Le souvenir de Polytechnique et de Dawson

La commémoration annuelle de la tragédie de Polytechnique est devenue une tribune pour que des femmes se prononcent contre toutes les formes de violence.
Photo: La commémoration annuelle de la tragédie de Polytechnique est devenue une tribune pour que des femmes se prononcent contre toutes les formes de violence.

Dix-sept ans après le 6 décembre 1989, les détails s'atténuent dans les mémoires, mais le Québec continue de se souvenir. Cette année, la commémoration de la tuerie à Polytechnique revêtait un caractère particulier, après la fusillade de cet automne au collège Dawson, qui a fait un mort et 19 blessés. Au moment du drame, le 13 septembre dernier, plusieurs ont craint que le cauchemar de Poly ne se reproduise. Ce fut le cas de Sylvie Haviernick, la soeur de Maud tuée sous les balles de Marc Lépine.

«Je connais la douleur que ça laisse à ceux qui restent, a dit Mme Haviernick, en confiant s'être ressaisie assez vite. Après, je me suis dit qu'il fallait qu'on arrête d'avoir peur, c'est de l'énergie gaspillée. Il faut se pencher sur l'avenir et les solutions.» Même si le Québec a fait de grands pas pour tenter d'éradiquer le fléau de la violence envers les femmes, la fusillade du 13 septembre dernier au collège Dawson a ravivé la colère et l'incompréhension. «Ça nous a fait comprendre que nos acquis sont fragiles, a-t-elle laissé entendre avec beaucoup de sérénité dans la voix. Les gens veulent maintenant comprendre pourquoi.»

Pour elle, même si les deux tragédies ont des caractères différents, le lien est facile à faire. «Les motivations de l'assassin n'étaient pas les mêmes, mais la manière de procéder est récurrente. Va-t-on rester apathique alors qu'il y a des moyens d'arrêter ça?», a demandé celle qui s'est impliquée depuis plusieurs années dans la fondation des victimes du 6 décembre.

Cette année, la mère de la jeune victime au collège Dawson, Anastasia De Sousa, s'est jointe au rassemblement. «Ça m'a touchée qu'on ait rajouté le nom de ma fille même si ce n'était pas dans les mêmes circonstances», a dit Louise De Sousa. Pour elle, le combat contre l'abolition du registre des armes à feu était le même.

La parole aux autochtones

Dans le monde, on estime qu'au moins une femme sur trois subira de graves violences au cours de sa vie; environ 70 % des femmes victimes d'homicide ont été tuées par leur compagnon, d'après l'Organisation mondiale de la santé. Au Canada, depuis que le 6 décembre est devenu, en 1991, la Journée nationale de commémoration et d'action contre la violence faite aux femmes, la commémoration annuelle de la tragédie de Polytechnique est devenue une tribune pour que des femmes se prononcent contre la violence tous azimuts. Cette année, la parole a été particulièrement donnée aux femmes autochtones. «La situation est si grave qu'elle est banalisée», a lancé Caroline Nepton Hotte, responsable des communications à Femmes autochtones du Québec. Quelque 80 % des femmes autochtones ont été victimes de violence par le passé et elles seraient cinq fois plus à risque de mourir d'une mort violente que les autres femmes.

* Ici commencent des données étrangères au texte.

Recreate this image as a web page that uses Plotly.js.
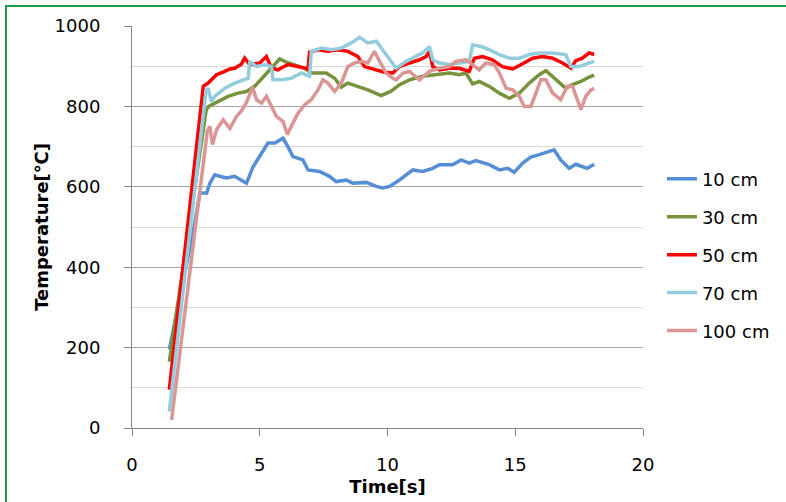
<!DOCTYPE html>
<html>
<head>
<meta charset="utf-8">
<script src="https://cdn.plot.ly/plotly-3.0.1.min.js"></script>
<style>
  html, body { margin: 0; padding: 0; background: #fff; }
  #wrap { position: relative; width: 786px; height: 502px; overflow: hidden; }
  #chart { width: 786px; height: 502px; }
  #frame { position: absolute; left: 5px; top: 5px; width: 800px; height: 520px;
           border-left: 2px solid #1f9b48; border-top: 2px solid #1f9b48; pointer-events: none; }
</style>
</head>
<body>
<div id="wrap"><div id="chart"></div><div id="frame"></div></div>
<script>
// ---- data (time in s, temperature in ℃) ----
const seriesNames = ["10 cm", "30 cm", "50 cm", "70 cm", "100 cm"];

const t10 = [1.46, 2.4, 2.66, 2.92, 3.05, 3.24, 3.5, 3.7, 4.02, 4.25, 4.48, 4.74, 5.0, 5.32, 5.59, 5.91, 6.1, 6.3, 6.69, 6.89, 7.34, 7.73, 7.99, 8.39, 8.64, 9.17, 9.56, 9.82, 10.08, 10.47, 10.99, 11.38, 11.77, 12.03, 12.55, 12.88, 13.2, 13.46, 13.98, 14.38, 14.7, 14.96, 15.29, 15.61, 15.94, 16.2, 16.52, 16.78, 17.11, 17.37, 17.82, 18.09];
const v10 = [195, 490, 585, 584, 609, 630, 625, 622, 626, 618, 609, 650, 675, 709, 709, 721, 700, 675, 667, 642, 638, 626, 613, 617, 609, 611, 601, 597, 601, 617, 642, 638, 646, 655, 655, 667, 659, 665, 655, 642, 646, 636, 659, 674, 680, 686, 692, 667, 646, 656, 646, 656];

const t30 = [1.46, 2.9, 3.0, 3.37, 3.76, 4.15, 4.48, 4.8, 5.2, 5.52, 5.78, 6.04, 6.37, 6.76, 7.02, 7.34, 7.6, 7.93, 8.19, 8.45, 8.84, 9.23, 9.75, 10.14, 10.47, 10.86, 11.38, 11.9, 12.42, 12.81, 13.07, 13.33, 13.59, 13.98, 14.38, 14.77, 15.16, 15.55, 15.94, 16.2, 16.59, 16.98, 17.24, 17.57, 17.89, 18.09];
const v30 = [165, 790, 800, 812, 825, 833, 837, 850, 879, 899, 918, 910, 904, 895, 883, 883, 883, 870, 848, 858, 850, 841, 827, 838, 854, 866, 875, 879, 883, 879, 883, 856, 862, 850, 833, 820, 833, 858, 879, 889, 866, 845, 854, 862, 873, 878];

const t50 = [1.46, 2.79, 2.98, 3.24, 3.31, 3.63, 3.83, 4.02, 4.28, 4.41, 4.61, 5.0, 5.26, 5.46, 5.72, 5.91, 6.11, 6.5, 6.89, 6.95, 7.28, 7.67, 8.06, 8.45, 8.84, 9.1, 9.49, 9.88, 10.21, 10.47, 10.86, 11.25, 11.51, 11.64, 11.77, 12.03, 12.42, 12.81, 13.2, 13.4, 13.72, 14.1, 14.5, 14.9, 15.29, 15.68, 16.07, 16.46, 16.85, 17.18, 17.37, 17.63, 17.89, 18.09];
const v50 = [95, 850, 858, 875, 879, 887, 893, 895, 905, 920, 904, 908, 924, 895, 891, 898, 904, 899, 893, 935, 941, 937, 941, 937, 924, 899, 891, 885, 883, 899, 908, 916, 924, 937, 899, 891, 895, 895, 887, 920, 924, 916, 899, 893, 906, 920, 924, 920, 908, 895, 914, 920, 933, 929];

const t70 = [1.46, 2.9, 2.98, 3.11, 3.24, 3.63, 4.02, 4.41, 4.55, 4.61, 4.87, 5.2, 5.46, 5.52, 5.85, 6.24, 6.63, 6.95, 7.02, 7.41, 7.8, 8.19, 8.58, 8.91, 9.23, 9.56, 9.88, 10.21, 10.34, 10.73, 11.12, 11.38, 11.64, 11.77, 12.03, 12.42, 12.81, 13.2, 13.33, 13.66, 13.98, 14.38, 14.77, 15.16, 15.55, 15.94, 16.46, 16.98, 17.18, 17.5, 17.89, 18.09];
const v70 = [41, 840, 845, 812, 825, 845, 858, 866, 870, 912, 899, 904, 899, 866, 866, 870, 883, 875, 937, 945, 941, 945, 958, 972, 958, 962, 933, 906, 895, 912, 924, 933, 949, 916, 908, 904, 908, 912, 953, 949, 941, 929, 920, 920, 929, 933, 933, 929, 899, 899, 908, 912];

const t100 = [1.55, 2.95, 3.05, 3.15, 3.31, 3.57, 3.83, 4.09, 4.3, 4.48, 4.72, 4.87, 5.07, 5.26, 5.46, 5.65, 5.91, 6.08, 6.3, 6.5, 6.76, 7.02, 7.28, 7.47, 7.67, 7.93, 8.19, 8.45, 8.71, 8.97, 9.23, 9.49, 9.69, 9.95, 10.21, 10.34, 10.6, 10.86, 11.25, 11.64, 12.03, 12.42, 12.68, 13.07, 13.33, 13.59, 13.85, 14.18, 14.38, 14.64, 14.9, 15.16, 15.35, 15.61, 15.81, 16.0, 16.2, 16.46, 16.78, 17.04, 17.24, 17.43, 17.57, 17.76, 17.96, 18.09];
const v100 = [20, 740, 750, 705, 742, 767, 745, 775, 790, 810, 848, 817, 808, 825, 800, 775, 763, 730, 759, 783, 804, 817, 841, 866, 858, 837, 858, 899, 908, 912, 908, 937, 912, 883, 870, 866, 883, 887, 866, 887, 895, 899, 912, 916, 904, 891, 908, 904, 883, 845, 841, 825, 800, 800, 833, 866, 866, 833, 817, 850, 850, 817, 792, 825, 841, 845];

const seriesT = [t10, t30, t50, t70, t100];
const seriesV = [v10, v30, v50, v70, v100];
const seriesColors = ["#558ed5", "#77933c", "#ff0000", "#93cddd", "#d99694"];

const xTickVals = [0, 5, 10, 15, 20];
const yTickVals = [0, 200, 400, 600, 800, 1000];

// ---- build traces ----
const FONT = "DejaVu Sans, Noto Sans, sans-serif";
const traces = seriesNames.map((name, i) => ({
  type: "scatter",
  mode: "lines",
  name: name,
  x: seriesT[i],
  y: seriesV[i],
  legendgroup: "g" + i,
  line: { color: seriesColors[i], width: 3.5 }
}));

const layout = {
  width: 786,
  height: 502,
  margin: { l: 132, r: 142, t: 26, b: 74, pad: 0 },
  paper_bgcolor: "#ffffff",
  plot_bgcolor: "#ffffff",
  showlegend: true,
  font: { family: FONT, size: 18, color: "#000000" },
  xaxis: {
    range: [0, 20],
    tickvals: xTickVals,
    ticktext: xTickVals.map(String),
    showgrid: false,
    zeroline: false,
    showline: true,
    linecolor: "#868686",
    linewidth: 1,
    ticks: "outside",
    ticklen: 7,
    tickcolor: "#868686",
    ticklabelstandoff: 13,
    tickfont: { family: FONT, size: 18, color: "#000000" },
    title: { text: "<b>Time[s]</b>", font: { family: FONT, size: 18, color: "#000000" }, standoff: 6 }
  },
  yaxis: {
    range: [0, 1000],
    tickvals: yTickVals,
    ticktext: yTickVals.map(String),
    showgrid: true,
    gridcolor: "#a6a6a6",
    gridwidth: 1,
    zeroline: false,
    showline: true,
    linecolor: "#868686",
    linewidth: 1,
    ticks: "outside",
    ticklen: 7,
    tickcolor: "#868686",
    ticklabelstandoff: 20,
    tickfont: { family: FONT, size: 18, color: "#000000" },
    minor: { dtick: 100, showgrid: true, gridcolor: "#d9d9d9", gridwidth: 1, ticks: "" },
    title: { text: "<b>Temperature[℃]</b>", font: { family: FONT, size: 18, color: "#000000" }, standoff: 1 }
  },
  legend: {
    x: 1.035,
    xanchor: "left",
    y: 0.665,
    yanchor: "top",
    traceorder: "grouped",
    tracegroupgap: 11.5,
    font: { family: FONT, size: 18, color: "#000000" },
    bgcolor: "rgba(0,0,0,0)",
    borderwidth: 0
  }
};

Plotly.newPlot("chart", traces, layout, { displayModeBar: false, staticPlot: true });
</script>
</body>
</html>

La coordonnatrice de la promotion à la non-violence et des maisons d'hébergement autochtones, France Robertson, déplore le fait que, malgré les subventions versées par le ministère des Affaires indiennes, les centres d'hébergement pour femmes autochtones violentées situés dans les réserves au Québec reçoivent des centaines de milliers de dollars de moins que les autres centres ailleurs au Québec. «Les maisons d'hébergement font plus que venir en aide aux femmes victimes de violence, elles font de la gestion de crise, apportent de l'aide au suicide, de l'accompagnement post-hébergement, c'est tout ça à la fois», a-t-elle noté.

La présidente de la Fédération des femmes du Québec, Michèle Asselin, croit qu'il y a toujours de la sensibilisation à faire malgré les progrès. Avec une pièce de théâtre sur le sujet et même un film qui sortira prochainement, le 6 décembre n'est pas près d'être effacé de notre mémoire collective. «C'est nécessaire de continuer à en parler pour changer les mentalités. On a besoin de commémorer», a-t-elle insisté.